BY Jim Cosgrove
March 25-31, 2001 Issue | Posted 3/25/01 at 2:00 PM
Priest Orchestrates Child-Porn Crackdown
The Sicilian priest happened upon the Internet-aided child pornography racket while teaching a catechism class to young parishioners over the Internet.
Links from a site containing pro-pedophilia messages led Father Di Noto to a shocking — and, thanks to the Internet, fast-growing — world of sexual brutality and exploitation aimed at children as young as three months old.
Four years and thousands of Web searches later Father Di Noto had gathered enough information on child pornography peddlers to lead investigators to an international ring of Russian-based pedophiles. A crackdown there led to a series of others in Europe and is expected to continue shortly in the United States.

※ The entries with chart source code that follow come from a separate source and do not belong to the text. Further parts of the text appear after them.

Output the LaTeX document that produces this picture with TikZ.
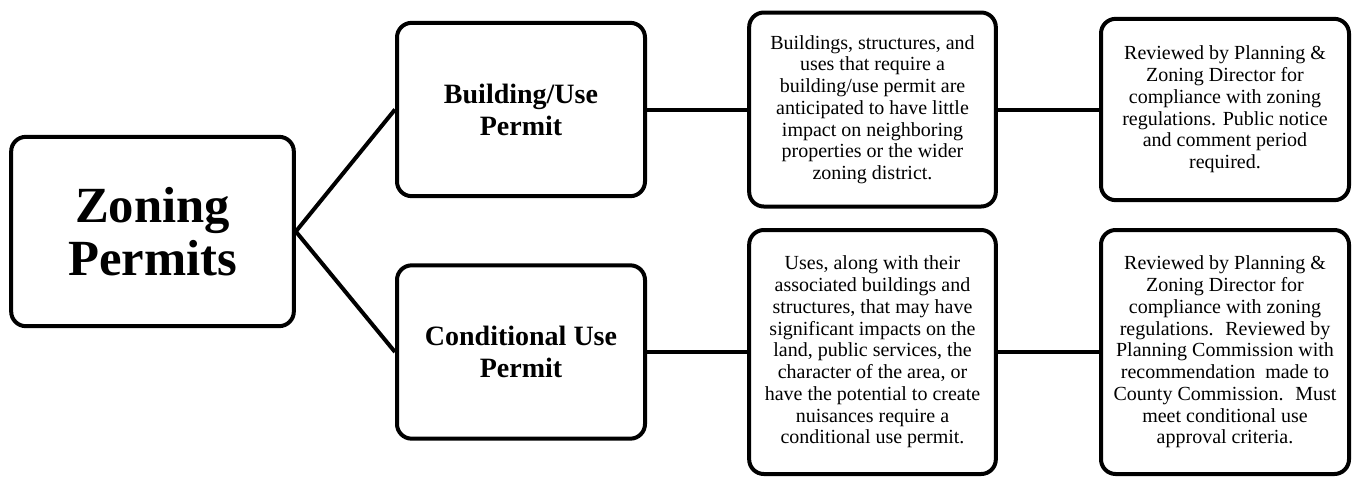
\documentclass[tikz,border=0pt]{standalone}
\usepackage{fontspec}
\setmainfont{Liberation Serif}
\usetikzlibrary{positioning}

\begin{document}
\begin{tikzpicture}[
  x=0.75pt, y=-0.75pt,
  box/.style={draw, rounded corners=11pt, line width=3pt, align=center, inner sep=2pt},
  head/.style={box, minimum width=186pt, minimum height=130pt, font=\bfseries\fontsize{21}{24}\selectfont},
  info/.style={box, minimum width=185pt, font=\fontsize{15}{16.3}\selectfont},
  link/.style={line width=3pt}]

  \useasboundingbox (0,0) rectangle (1354,476);

  \node[box, minimum width=212pt, minimum height=142pt,
        font=\bfseries\fontsize{38}{40}\selectfont] (zoning) at (152.5,231.5) {Zoning\\Permits};

  \node[head] (building) at (521,109.5) {Building/Use\\Permit};
  \node[head] (conditional) at (521,352) {Conditional Use\\Permit};

  \node[info, minimum height=145.5pt] (buildingdesc) at (872.5,109.5)
    {Buildings, structures, and\\uses that require a\\building/use permit are\\anticipated to have little\\impact on neighboring\\properties or the wider\\zoning district.};
  \node[info, minimum height=183pt] (conditionaldesc) at (872.5,352)
    {Uses, along with their\\associated buildings and\\structures, that may have\\significant impacts on the\\land, public services, the\\character of the area, or\\have the potential to create\\nuisances require a\\conditional use permit.};

  \node[info, minimum width=186pt, minimum height=136pt] (buildingreview) at (1225,109.5)
    {Reviewed by Planning \&\\Zoning Director for\\compliance with zoning\\regulations. Public notice\\and comment period\\required.};
  \node[info, minimum width=186pt, minimum height=183pt] (conditionalreview) at (1225,352)
    {Reviewed by Planning \&\\Zoning Director for\\compliance with zoning\\regulations.~ Reviewed by\\Planning Commission with\\recommendation~ made to\\County Commission.~ Must\\meet conditional use\\approval criteria.};

  \draw[link] (zoning.east) -- (building.west);
  \draw[link] (zoning.east) -- (conditional.west);
  \draw[link] (building) -- (buildingdesc);
  \draw[link] (buildingdesc) -- (buildingreview);
  \draw[link] (conditional) -- (conditionaldesc);
  \draw[link] (conditionaldesc) -- (conditionalreview);
\end{tikzpicture}
\end{document}
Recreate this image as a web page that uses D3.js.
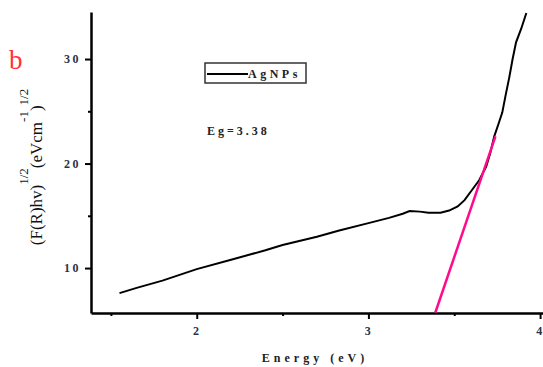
<!DOCTYPE html>
<html>
<head>
<meta charset="utf-8">
<script src="https://cdn.jsdelivr.net/npm/d3@7"></script>
<style>
  body { margin: 0; background: #fff; }
  text { font-family: "Liberation Serif", "DejaVu Serif", serif; }
</style>
</head>
<body>
<div id="chart"></div>
<script>
// measured spectrum (energy in eV, (F(R)hv)^1/2)
var energy = [1.55, 1.65, 1.8, 2.0, 2.2, 2.4, 2.5, 2.7, 2.83, 3.0, 3.12, 3.2, 3.24, 3.3, 3.35, 3.42, 3.47, 3.52, 3.56, 3.6, 3.645, 3.686, 3.71, 3.733, 3.76, 3.78, 3.8, 3.82, 3.84, 3.86, 3.89, 3.92];
var signal = [7.6, 8.1, 8.8, 9.9, 10.8, 11.7, 12.2, 13.0, 13.6, 14.3, 14.8, 15.2, 15.45, 15.4, 15.3, 15.3, 15.5, 15.9, 16.5, 17.4, 18.4, 19.7, 21.0, 22.6, 23.9, 24.9, 26.6, 28.2, 30.0, 31.6, 32.9, 34.4];
// linear fit used for the band gap
var fitE = [3.39, 3.74];
var fitY = [5.75, 22.6];
var xTicks = [2, 3, 4];
var xMinor = [1.5, 2.5, 3.5];
var yTicks = [10, 20, 30];
var yMinor = [15, 25];

function drawChart(){
  var W = 543, H = 367;
  var mLeft = 91, mBottom = 313, mTop = 12, mRight = 543;

  var svg = d3.select("#chart").append("svg")
    .attr("width", W).attr("height", H);

  var x = d3.scaleLinear().domain([1.384, 4.017]).range([mLeft, mRight]);
  var y = d3.scaleLinear().domain([5.7, 34.5]).range([mBottom, mTop]);

  // axes
  var xAxis = svg.append("g").attr("transform", "translate(0," + mBottom + ")")
    .call(d3.axisBottom(x).tickValues(xTicks).tickFormat(d3.format("d")).tickSize(6).tickSizeOuter(0));
  var yAxis = svg.append("g").attr("transform", "translate(" + mLeft + ",0)")
    .call(d3.axisLeft(y).tickValues(yTicks).tickFormat(function(d){ return d; }).tickSize(6).tickSizeOuter(0));

  svg.append("g").attr("transform", "translate(0," + mBottom + ")")
    .call(d3.axisBottom(x).tickValues(xMinor).tickFormat("").tickSize(3).tickSizeOuter(0))
    .select(".domain").remove();
  svg.append("g").attr("transform", "translate(" + mLeft + ",0)")
    .call(d3.axisLeft(y).tickValues(yMinor).tickFormat("").tickSize(3).tickSizeOuter(0))
    .select(".domain").remove();

  svg.selectAll(".domain").attr("stroke", "#000").attr("stroke-width", 2.5);
  svg.selectAll(".tick line").attr("stroke", "#000").attr("stroke-width", 2);
  svg.selectAll(".tick text")
    .style("font-family", "'Liberation Serif', serif")
    .style("font-weight", "bold")
    .style("font-size", "12px")
    .style("letter-spacing", "2.5px")
    .attr("fill", "#2a3148");
  xAxis.selectAll(".tick text").attr("dy", "1.1em");
  yAxis.selectAll(".tick text").attr("x", -10);

  // data curve
  var pts = energy.map(function(e, i){ return [e, signal[i]]; });
  svg.append("path")
    .datum(pts)
    .attr("fill", "none")
    .attr("stroke", "#000")
    .attr("stroke-width", 2)
    .attr("d", d3.line().x(function(d){ return x(d[0]); }).y(function(d){ return y(d[1]); }));

  // fit line
  var fit = fitE.map(function(e, i){ return [e, fitY[i]]; });
  svg.append("path")
    .datum(fit)
    .attr("fill", "none")
    .attr("stroke", "#ff0a8c")
    .attr("stroke-width", 2.5)
    .attr("d", d3.line().x(function(d){ return x(d[0]); }).y(function(d){ return y(d[1]); }));

  // legend
  svg.append("rect")
    .attr("x", 205).attr("y", 63).attr("width", 101).attr("height", 20)
    .attr("fill", "none").attr("stroke", "#333").attr("stroke-width", 1.5);
  svg.append("line")
    .attr("x1", 207).attr("x2", 248).attr("y1", 74).attr("y2", 74)
    .attr("stroke", "#000").attr("stroke-width", 2);
  svg.append("text")
    .attr("x", 248).attr("y", 78)
    .style("font-weight", "bold").style("font-size", "12px").style("letter-spacing", "3.5px")
    .attr("fill", "#222")
    .text("AgNPs");

  svg.append("text")
    .attr("x", 207).attr("y", 135)
    .style("font-weight", "bold").style("font-size", "12px").style("letter-spacing", "3px")
    .attr("fill", "#222")
    .text("Eg=3.38");

  // panel letter
  svg.append("text")
    .attr("x", 9).attr("y", 69)
    .style("font-size", "27px")
    .attr("fill", "#ff3333")
    .text("b");

  // x label
  svg.append("text")
    .attr("x", 315).attr("y", 362)
    .attr("text-anchor", "middle")
    .style("font-weight", "bold").style("font-size", "12px").style("letter-spacing", "4px")
    .attr("fill", "#222")
    .text("Energy (eV)");

  // y label
  var yl = svg.append("text")
    .attr("transform", "translate(42,167) rotate(-90)")
    .attr("text-anchor", "middle")
    .style("font-size", "17px")
    .attr("fill", "#111");
  yl.append("tspan").text("(F(R)hv)");
  yl.append("tspan").attr("dy", -14).style("font-size", "13px").text("1/2");
  yl.append("tspan").attr("dy", 14).text("(eVcm");
  yl.append("tspan").attr("dy", -14).style("font-size", "13px").text("-1");
  yl.append("tspan").attr("dy", 14).text(")");
  yl.append("tspan").attr("dy", -14).style("font-size", "13px").text("1/2");
}
drawChart();
</script>
</body>
</html>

Nigerian Bishops Condemn Islamic Law
AGENCE FRANCE PRESSE, March 12 — Nigeria's bishops have condemned the introduction of strict Islamic law in some northern states, describing it as “irresponsible and unacceptable,” the news service reported.
“Many Nigerians feel that their rights are being infringed upon where the Sharia [Islamic] law has been imposed as the state law,” the bishops said in a joint statement released after a recent weekend conference.
“Because of Sharia, thousands of people have been forced to relocate from their places and work at great cost and loss to themselves. Others suffer in silence because they are too poor to relocate or powerless to seek legal redress,” the statement said.
Ten states in northern Nigeria have adopted or announced plans to introduce the Sharia, which includes punishments for drinking, gambling, prostitution and adultery.
A number of Christians have been flogged in some northern states, having been convicted by Islamic courts of contravening the law.
Reckless Driver Told to Read the Bible
The 90-year-old Protestant pastor, Al Kowles, has lived in Taiwan for 25 years. He suffered minor injuries last month when a car driven by a man surnamed Yeh hit him on a boulevard in Taipei. Yeh, 36, fled the scene after the accident, but his plate number was taken down by a bystander and he was soon arrested.
Kowles said he would not bring Yeh to court if he promised to repent by reading the Bible for 20 minutes every day. Yeh agreed.
“God has let this happened in order for you to become serious with the things of the Lord,” Kowles told Yeh.
The Times said Yeh would still face criminal charges of endangering the public filed by the Taipei prosecutor's office.